In anticipation of an Obama victory…

Some thoughts on the campaign in advance of the last day of voting tomorrow…

Timing matters and, as any sports coach will tell you, it can’t be taught. You have it or, alas, you don’t. The same might be said for good fortune. That’s to say, success in political campaigns rarely has a monocausal explanation. Hindsight permits one to assemble the jigsaw and see how it all made sense, but that’s a far cry from presuming that it was inevitable that this kind of puzzle could only be put together this way.

Nonetheless, the genius of the Obama campaign – and, I assume, the candidate himself – was recognising that a confluence of events over which he had no control himself had created conditions for a presidential run that were unlikely to reoccur in such favourable circumstances as in 2008.

Political campaigns happen in particular places at particular times. That is, the factors that helped Obama win in 2008 did not exist in 2000 (even if he had been a Senator at the time) and may not do so in 2012 or 2016. This was his moment. Who was he running to succeed and who was he running to beat?

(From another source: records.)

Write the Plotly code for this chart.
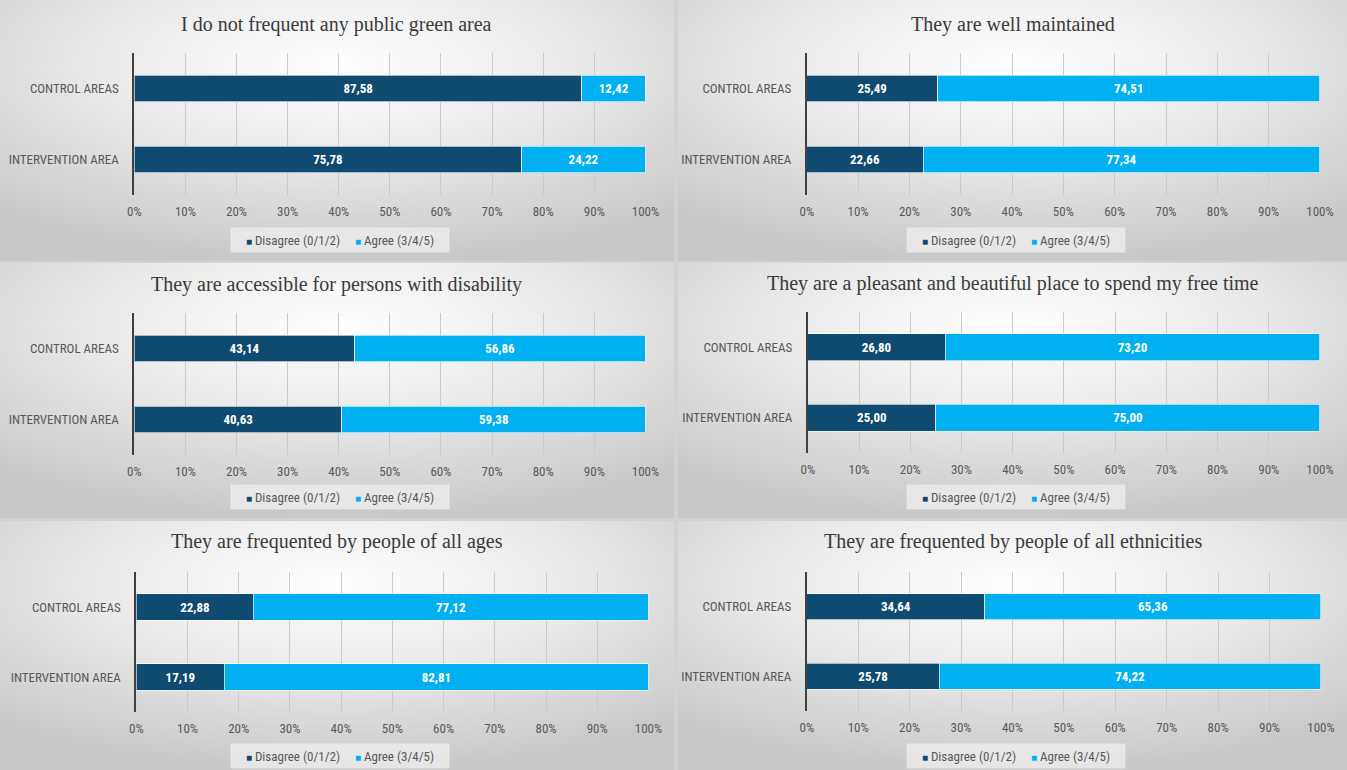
import base64
import plotly.graph_objects as go

W, H = 1347, 770

titles = [
    "I do not frequent any public green area",
    "They are well maintained",
    "They are accessible for persons with disability",
    "They are a pleasant and beautiful place to spend my free time",
    "They are frequented by people of all ages",
    "They are frequented by people of all ethnicities",
]
categories = ["CONTROL AREAS", "INTERVENTION AREA"]
disagree = [
    [87.58, 75.78],
    [25.49, 22.66],
    [43.14, 40.63],
    [26.80, 25.00],
    [22.88, 17.19],
    [34.64, 25.78],
]
agree = [
    [12.42, 24.22],
    [74.51, 77.34],
    [56.86, 59.38],
    [73.20, 75.00],
    [77.12, 82.81],
    [65.36, 74.22],
]
x_ticks = [0, 10, 20, 30, 40, 50, 60, 70, 80, 90, 100]
x_tick_labels = ["0%", "10%", "20%", "30%", "40%", "50%", "60%", "70%", "80%", "90%", "100%"]
series_names = ["Disagree (0/1/2)", "Agree (3/4/5)"]

DARK = "#0f4a70"
LIGHT = "#00b0f0"
LABEL_FONT = "Roboto Condensed, Roboto, Arial, sans-serif"

# panel layout in screen pixels: (panel x0, x1, y0, y1), plot (x0, x1, y0, y1), title y, legend y
panels = [
    ((0, 674, 0, 261), (135, 645, 53, 195), 25, 240),
    ((677, 1347, 0, 261), (806, 1318, 53, 195), 25, 240),
    ((0, 674, 263, 518), (135, 645, 313, 455), 285, 497),
    ((677, 1347, 263, 518), (807, 1318, 312, 453), 283, 497),
    ((0, 674, 521, 770), (137, 648, 572, 712), 541, 756),
    ((677, 1347, 521, 770), (806, 1319, 572, 711), 541, 756),
]

# the page shows the figure between screen x = 8 and x = 1331
X_OFF, X_SPAN = 8.0, 1323.0

def px(x):
    return (x - X_OFF) / X_SPAN

def py(y):
    return 1 - y / H

svg = (
    '<svg xmlns="http://www.w3.org/2000/svg" width="400" height="160" preserveAspectRatio="none">'
    '<defs><radialGradient id="g" cx="50%" cy="25%" r="75%" fx="50%" fy="25%">'
    '<stop offset="0" stop-color="#ffffff"/>'
    '<stop offset="0.5" stop-color="#e8e8e8"/>'
    '<stop offset="1" stop-color="#c8c8c8"/>'
    '</radialGradient></defs>'
    '<rect width="400" height="160" fill="url(#g)"/></svg>'
)
svg_uri = "data:image/svg+xml;base64," + base64.b64encode(svg.encode()).decode()

fig = go.Figure()
layout = dict(
    width=W, height=H,
    margin=dict(l=0, r=0, t=0, b=0),
    paper_bgcolor="#d2d2d2",
    plot_bgcolor="rgba(0,0,0,0)",
    barmode="stack",
    bargap=0.62,
    showlegend=False,
    images=[],
    annotations=[],
)

for i, (pan, plot, ty, ly) in enumerate(panels):
    n = i + 1
    xa = "x" if n == 1 else f"x{n}"
    ya = "y" if n == 1 else f"y{n}"
    for name, vals, col in ((series_names[0], disagree[i], DARK), (series_names[1], agree[i], LIGHT)):
        fig.add_trace(go.Bar(
            y=categories, x=vals, orientation="h", name=name,
            marker=dict(color=col, line=dict(color="rgba(255,255,255,0.8)", width=0.8)),
            text=[f"{v:.2f}".replace(".", ",") for v in vals],
            textposition="inside", insidetextanchor="middle", textangle=0,
            constraintext="none",
            textfont=dict(color="white", size=13, family=LABEL_FONT, weight="bold"),
            xaxis=xa, yaxis=ya, hoverinfo="skip",
        ))
    xkey = "xaxis" if n == 1 else f"xaxis{n}"
    ykey = "yaxis" if n == 1 else f"yaxis{n}"
    layout[xkey] = dict(
        domain=[max(0, px(plot[0])), min(1, px(plot[1]))], anchor=ya, range=[0, 100],
        tickvals=x_ticks, ticktext=x_tick_labels, showgrid=True, gridcolor="#cbcbcb",
        gridwidth=1, zeroline=False, showline=False,
        ticks="outside", ticklen=4, tickcolor="rgba(0,0,0,0)",
        tickfont=dict(size=13, color="#595959", family=LABEL_FONT),
        fixedrange=True,
    )
    layout[ykey] = dict(
        domain=[py(plot[3]), py(plot[2])], anchor=xa, autorange="reversed",
        showline=True, linecolor="#404040", linewidth=2, showgrid=False,
        ticks="outside", ticklen=11, tickcolor="rgba(0,0,0,0)",
        tickfont=dict(size=13, color="#595959", family=LABEL_FONT),
        fixedrange=True,
    )
    layout["images"].append(dict(
        source=svg_uri, xref="paper", yref="paper",
        x=px(pan[0]), y=py(pan[2]), sizex=px(pan[1]) - px(pan[0]),
        sizey=py(pan[2]) - py(pan[3]), sizing="stretch", layer="below",
        xanchor="left", yanchor="top",
    ))
    layout["annotations"].append(dict(
        text=titles[i], xref="paper", yref="paper",
        x=px((pan[0] + pan[1]) / 2), y=py(ty), xanchor="center", yanchor="middle",
        showarrow=False,
        font=dict(family="Liberation Serif, Times New Roman, serif", size=20, color="#3a3a3a"),
    ))
    legend_text = (
        f"<span style='color:{DARK};font-size:10px'>■</span> {series_names[0]}"
        f"&nbsp;&nbsp;&nbsp;&nbsp;&nbsp;"
        f"<span style='color:{LIGHT};font-size:10px'>■</span> {series_names[1]}"
    )
    layout["annotations"].append(dict(
        text=legend_text, xref="paper", yref="paper",
        x=px((pan[0] + pan[1]) / 2 + 3), y=py(ly), xanchor="center", yanchor="middle",
        showarrow=False, width=214, height=20, align="center", valign="middle",
        bgcolor="rgba(242,242,242,0.7)", borderpad=2,
        font=dict(size=13, color="#595959", family=LABEL_FONT),
    ))

fig.update_layout(**layout)
fig.write_html("out.html")
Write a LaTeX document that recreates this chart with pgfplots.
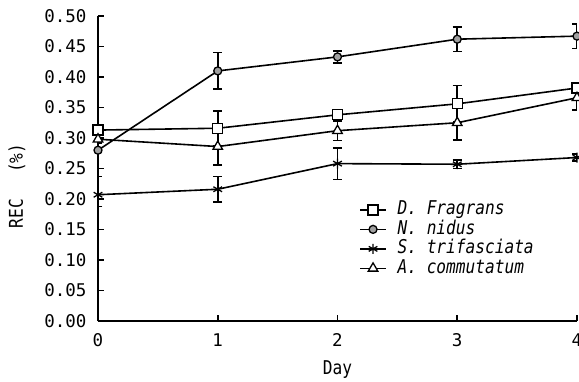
\documentclass[border=0pt]{standalone}
\usepackage{fontspec}
\setmainfont{DejaVu Sans Mono}
\newfontfamily\narrowfont{DejaVu Sans Mono}[FakeStretch=0.85]
\usepackage{pgfplots}
\pgfplotsset{compat=1.18}
\definecolor{markgray}{RGB}{160,160,160}
\begin{document}
\begin{tikzpicture}
\begin{axis}[
  anchor=origin, at={(0pt,0pt)},
  scale only axis, width=479pt, height=305pt,
  xmin=0, xmax=4, ymin=0, ymax=0.5,
  axis x line*=bottom, axis y line*=left,
  axis line style={line width=1.6pt},
  xtick={0,1,2,3,4}, xticklabels={0,1,2,3,4},
  ytick={0,0.05,0.1,0.15,0.2,0.25,0.3,0.35,0.4,0.45,0.5},
  yticklabels={0.00,0.05,0.10,0.15,0.20,0.25,0.30,0.35,0.40,0.45,0.50},
  tick align=inside, major tick length=6pt,
  tick style={line width=1.6pt, black},
  ticklabel style={font=\fontsize{17.5}{18}\selectfont},
  yticklabel style={xshift=-8pt},
  xticklabel style={yshift=-9pt},
  xlabel={Day}, ylabel={REC\hspace{26pt}(\%)},
  label style={font=\narrowfont\fontsize{19}{19}\selectfont},
  xlabel style={at={(axis description cs:0.5,-0.16)}, anchor=center},
  ylabel style={at={(axis description cs:-0.169,0.443)}, anchor=center},
  legend style={at={(axis description cs:0.545,0.397)}, anchor=north west,
    draw=none, fill=none, inner sep=0pt, row sep=0pt,
    font=\narrowfont\fontsize{19}{19}\selectfont\itshape,
    nodes={inner sep=0.75pt, text height=14pt, text depth=4pt},
    /tikz/every odd column/.append style={column sep=10pt}},
  legend cell align=left,
  legend image code/.code={\draw[mark repeat=2,mark phase=2,#1] plot coordinates {(0pt,0pt) (13pt,0pt) (26pt,0pt)};},
  error bars/error bar style={line width=1.6pt},
  error bars/error mark options={rotate=90, mark size=4.5pt, line width=1.6pt},
]
\addplot[black, line width=1.6pt, mark=square*, mark size=5pt, mark options={fill=white, line width=1.3pt, solid},
  error bars/.cd, y dir=both, y explicit]
  coordinates {(0,0.313) +- (0,0.004) (1,0.316) +- (0,0.028) (2,0.338) +- (0,0.008) (3,0.356) +- (0,0.030) (4,0.382) +- (0,0.007)};
\addlegendentry{D. Fragrans}
\addplot[black, line width=1.6pt, mark=*, mark size=4pt, mark options={fill=markgray, line width=1.3pt, solid},
  error bars/.cd, y dir=both, y explicit]
  coordinates {(0,0.280) +- (0,0.004) (1,0.410) +- (0,0.030) (2,0.433) +- (0,0.010) (3,0.462) +- (0,0.020) (4,0.467) +- (0,0.020)};
\addlegendentry{N. nidus}
\addplot[black, line width=1.6pt, mark=asterisk, mark size=5pt, mark options={line width=1.3pt, solid},
  error bars/.cd, y dir=both, y explicit]
  coordinates {(0,0.207) += (0,0.030) -= (0,0.019) (1,0.216) +- (0,0.021) (2,0.258) +- (0,0.026) (3,0.257) +- (0,0.007) (4,0.268) +- (0,0.006)};
\addlegendentry{S. trifasciata}
\addplot[black, line width=1.6pt, mark=triangle*, mark size=5.5pt, mark options={fill=white, line width=1.3pt, solid},
  error bars/.cd, y dir=both, y explicit]
  coordinates {(0,0.298) +- (0,0.006) (1,0.286) +- (0,0.030) (2,0.312) +- (0,0.016) (3,0.325) +- (0,0.028) (4,0.366) +- (0,0.020)};
\addlegendentry{A. commutatum}
\end{axis}
\pgfresetboundingbox
\useasboundingbox (-98pt,-60pt) rectangle (481pt,321pt);
\end{tikzpicture}
\end{document}
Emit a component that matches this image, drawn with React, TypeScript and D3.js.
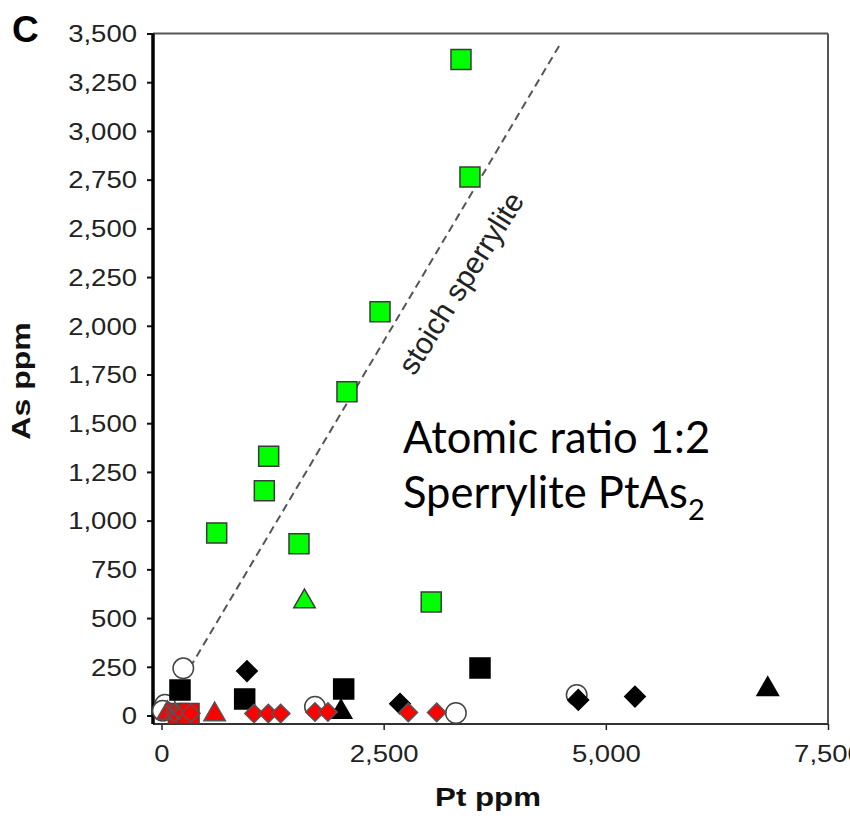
import React, { useRef, useEffect } from "react";
import * as d3 from "d3";

// values (Pt ppm / As ppm)
const greenSquarePt = [3370, 3471, 2459, 2087, 1206, 1157, 621, 1547, 3035];
const greenSquareAs = [3367, 2763, 2072, 1662, 1331, 1153, 937, 881, 583];
const greenTriPt = [1609];
const greenTriAs = [585];
const blackSquarePt = [208, 936, 2050, 3584];
const blackSquareAs = [131, 85, 136, 244];
const blackTriPt = [2020, 6822];
const blackTriAs = [18, 135];
const blackDiamondPt = [962, 2684, 4690, 5328];
const blackDiamondAs = [228, 60, 80, 97];
const openCirclePt = [245, 1727, 3313, 4672, 40, 15];
const openCircleAs = [242, 45, 13, 105, 55, 25];
const redSquarePt = [190, 310];
const redSquareAs = [10, 10];
const redTriPt = [68, 598];
const redTriAs = [12, 5];
const redDiamondPt = [150, 330, 1041, 1202, 1341, 1727, 1873, 2777, 3097];
const redDiamondAs = [15, 12, 10, 10, 10, 18, 18, 16, 16];
const crossPt = [110, 140];
const crossAs = [22, 14];

const yTicks = d3.range(0, 3501, 250);
const xTicks = [0, 2500, 5000, 7500];
const sperryliteRatio = 0.768; // As/Pt by weight in PtAs2
const lineFrom = 320;
const lineTo = 4480;

const App = () => {
  const ref = useRef<SVGSVGElement>(null);

  useEffect(() => {
    const svg = d3.select(ref.current);
    svg.selectAll("*").remove();

    const left = 153, right = 828, top = 33.5, bottom = 724;
    const x = d3.scaleLinear().domain([0, 7500]).range([161.5, 828]);
    const y = d3.scaleLinear().domain([0, 3500]).range([715.5, 33.5]);
    const tickFont = "'Liberation Sans', Arial, sans-serif";

    // y axis
    const gy = svg
      .append("g")
      .attr("transform", `translate(${left},0)`)
      .call(d3.axisLeft(y).tickValues(yTicks).tickFormat(d3.format(",")).tickSize(6));
    gy.select(".domain").remove();
    gy.selectAll(".tick line").attr("stroke", "#111").attr("stroke-width", 2);
    gy.selectAll(".tick text")
      .attr("x", -13.7)
      .attr("dy", "0.35em")
      .attr("transform", "scale(1.17,1)")
      .style("font-family", tickFont)
      .style("font-size", "23.5px")
      .attr("fill", "#222");

    // x axis
    const gx = svg
      .append("g")
      .attr("transform", `translate(0,${bottom})`)
      .call(d3.axisBottom(x).tickValues(xTicks).tickFormat(d3.format(",")).tickSize(6));
    gx.select(".domain").remove();
    gx.selectAll(".tick line").attr("stroke", "#222").attr("stroke-width", 1.5);
    gx.selectAll(".tick text")
      .attr("y", 38)
      .attr("dy", 0)
      .attr("transform", "scale(1.17,1)")
      .style("font-family", tickFont)
      .style("font-size", "23.5px")
      .attr("fill", "#222");

    // frame
    svg.append("line").attr("x1", left).attr("x2", right).attr("y1", top).attr("y2", top)
      .attr("stroke", "#555").attr("stroke-width", 2);
    svg.append("line").attr("x1", right).attr("x2", right).attr("y1", top).attr("y2", bottom)
      .attr("stroke", "#555").attr("stroke-width", 2);
    svg.append("line").attr("x1", left).attr("x2", right).attr("y1", bottom).attr("y2", bottom)
      .attr("stroke", "#333").attr("stroke-width", 2);
    svg.append("line").attr("x1", left).attr("x2", left).attr("y1", top).attr("y2", bottom)
      .attr("stroke", "#000").attr("stroke-width", 3.5);

    // stoichiometric line
    svg.append("line")
      .attr("x1", x(lineFrom)).attr("y1", y(lineFrom * sperryliteRatio))
      .attr("x2", x(lineTo)).attr("y2", y(lineTo * sperryliteRatio))
      .attr("stroke", "#555").attr("stroke-width", 2).attr("stroke-dasharray", "8,5");

    const dx = x(1000) - x(0);
    const dy = y(0) - y(1000 * sperryliteRatio);
    const angle = (Math.atan2(dy, dx) * 180) / Math.PI - 1.5;
    const lp = 3021;
    svg.append("text")
      .attr("transform", `translate(${x(lp)},${y(lp * sperryliteRatio)}) rotate(${-angle})`)
      .attr("y", 47)
      .attr("text-anchor", "middle")
      .style("font-family", tickFont)
      .style("font-size", "30px")
      .attr("fill", "#222")
      .text("stoich sperrylite");

    const draw = (pts: number[], as: number[], type: any, size: number, fill: string,
      stroke: string, rot = 0, sw = 1.5) => {
      svg.append("g")
        .selectAll("path")
        .data(pts.map((p, i) => [p, as[i]]))
        .join("path")
        .attr("d", d3.symbol().type(type).size(size)())
        .attr("transform", (d) => `translate(${x(d[0])},${y(d[1])}) rotate(${rot})`)
        .attr("fill", fill)
        .attr("stroke", stroke)
        .attr("stroke-width", sw);
    };

    draw(openCirclePt, openCircleAs, d3.symbolCircle, 330, "#fff", "#444");
    draw(greenSquarePt, greenSquareAs, d3.symbolSquare, 400, "#00ff00", "#3a3a3a");
    draw(greenTriPt, greenTriAs, d3.symbolTriangle, 200, "#00ff00", "#3a3a3a");
    draw(blackSquarePt, blackSquareAs, d3.symbolSquare, 400, "#000", "#000");
    draw(blackTriPt, blackTriAs, d3.symbolTriangle, 200, "#000", "#000");
    draw(blackDiamondPt, blackDiamondAs, d3.symbolSquare, 210, "#000", "#000", 45);
    draw(redSquarePt, redSquareAs, d3.symbolSquare, 400, "#ff0000", "#444");
    draw(redTriPt, redTriAs, d3.symbolTriangle, 200, "#ff0000", "#555");
    draw(redDiamondPt, redDiamondAs, d3.symbolSquare, 170, "#ff0000", "#555", 45);
    draw(crossPt, crossAs, d3.symbolX, 120, "none", "#555");

    // axis titles
    svg.append("text")
      .attr("transform", `translate(30,381) rotate(-90) scale(1.28,1)`)
      .attr("text-anchor", "middle")
      .style("font-family", tickFont)
      .style("font-weight", "bold")
      .style("font-size", "25px")
      .attr("fill", "#111")
      .text("As ppm");
    svg.append("text")
      .attr("transform", `translate(488,806) scale(1.25,1)`)
      .attr("text-anchor", "middle")
      .style("font-family", tickFont)
      .style("font-weight", "bold")
      .style("font-size", "25px")
      .attr("fill", "#111")
      .text("Pt ppm");

    svg.append("text")
      .attr("x", 12).attr("y", 42)
      .style("font-family", tickFont)
      .style("font-weight", "bold")
      .style("font-size", "37px")
      .attr("fill", "#000")
      .text("C");

    // annotation
    const note = svg.append("g")
      .style("font-family", "Lato, 'Open Sans', sans-serif")
      .style("font-size", "43.5px")
      .attr("fill", "#000");
    note.append("text").attr("x", 403).attr("y", 453).text("Atomic ratio 1:2");
    const t2 = note.append("text").attr("x", 403).attr("y", 508).text("Sperrylite PtAs");
    t2.append("tspan").attr("dy", 12).style("font-size", "29px").text("2");
  }, []);

  return (
    <svg ref={ref} width={850} height={818}
      style={{ position: "absolute", left: 0, top: 0, background: "#fff" }} />
  );
};

export default App;
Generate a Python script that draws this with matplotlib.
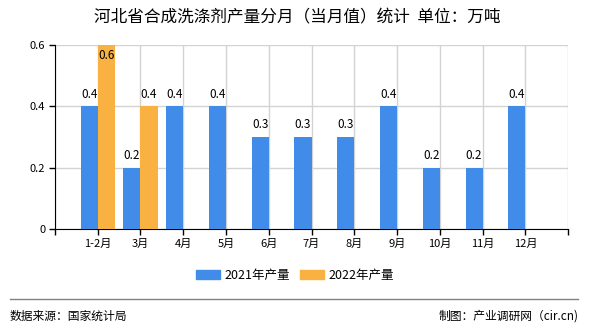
import matplotlib.pyplot as plt
import matplotlib as mpl
import numpy as np
from matplotlib.patches import Patch

mpl.rcParams['font.family'] = ['Noto Sans CJK SC', 'DejaVu Sans']

# 数据
months = ['1-2月', '3月', '4月', '5月', '6月', '7月', '8月', '9月', '10月', '11月', '12月']
prod_2021 = [0.4, 0.2, 0.4, 0.4, 0.3, 0.3, 0.3, 0.4, 0.2, 0.2, 0.4]
prod_2022 = [0.6, 0.4]

blue = '#418be9'
orange = '#f9b242'

fig = plt.figure(figsize=[5.9, 3.3], dpi=100)
ax = fig.add_axes([0.093, 0.306, 0.870, 0.558])

x = np.arange(len(months))
w = 0.4
ax.bar(x - w / 2, prod_2021, width=w, color=blue, zorder=3)
ax.bar(x[:len(prod_2022)] + w / 2, prod_2022, width=w, color=orange, zorder=3)

# 柱顶数值
top = 0.6
for xi, v in zip(x - w / 2, prod_2021):
    ax.annotate(f'{v:.1f}', xy=(xi, v), xytext=(0, 4), textcoords='offset points',
                ha='center', va='bottom', fontsize=8.5, zorder=4)
for xi, v in zip(x[:len(prod_2022)] + w / 2, prod_2022):
    if v >= top:
        ax.annotate(f'{v:.1f}', xy=(xi, v), xytext=(0, -3), textcoords='offset points',
                    ha='center', va='top', fontsize=8.5, zorder=4)
    else:
        ax.annotate(f'{v:.1f}', xy=(xi, v), xytext=(0, 4), textcoords='offset points',
                    ha='center', va='bottom', fontsize=8.5, zorder=4)

# 坐标轴
ax.set_xlim(-1, 11)
ax.set_ylim(0, top)
ax.set_xticks(np.arange(-1, 12))
ax.set_xticklabels([''] + months + [''], fontsize=8)
ax.set_yticks([0, 0.2, 0.4, 0.6])
ax.set_yticklabels(['0', '0.2', '0.4', '0.6'], fontsize=8)
ax.tick_params(axis='both', length=4, width=1, color='black', pad=3)
ax.grid(color='#d3d3d3', linewidth=1, zorder=0)
ax.spines['top'].set_color('none')
ax.spines['right'].set_color('none')
ax.spines['left'].set_color('black')
ax.spines['bottom'].set_color('black')

# 标题
fig.text(0.503, 0.945, '河北省合成洗涤剂产量分月（当月值）统计  单位：万吨',
         ha='center', va='center', fontsize=12)

# 图例
handles = [Patch(color=blue, label='2021年产量'), Patch(color=orange, label='2022年产量')]
fig.legend(handles=handles, loc='center', bbox_to_anchor=(0.5, 0.165), ncol=2,
           frameon=False, fontsize=9, handlelength=1.9, handleheight=0.8,
           columnspacing=0.8, handletextpad=0.4)

# 底部来源
fig.add_artist(plt.Line2D([0.017, 0.98], [0.094, 0.094], color='#808080', linewidth=1))
fig.text(0.017, 0.042, '数据来源：国家统计局', ha='left', va='center', fontsize=8.5)
fig.text(0.98, 0.042, '制图：产业调研网（cir.cn)', ha='right', va='center', fontsize=8.5)

plt.savefig('out.png', dpi=100)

Both matter.

The impact of George W Bush’s problematic Presidency – war, natural disaster, financial crisis – was felt in both parties. On the GOP side of the aisle it poisoned the Republican party’s brand; on the Democratic side of affairs, it persuaded liberals that desperate times required desperate measures. The case for “change” rested in large part upon the previous administration’s inadequacies. But the scale of those setbacks also permitted voters to ask what “change” really meant and, having done that, consider which candidate seemed most likely to deliver a fresh start for the United States.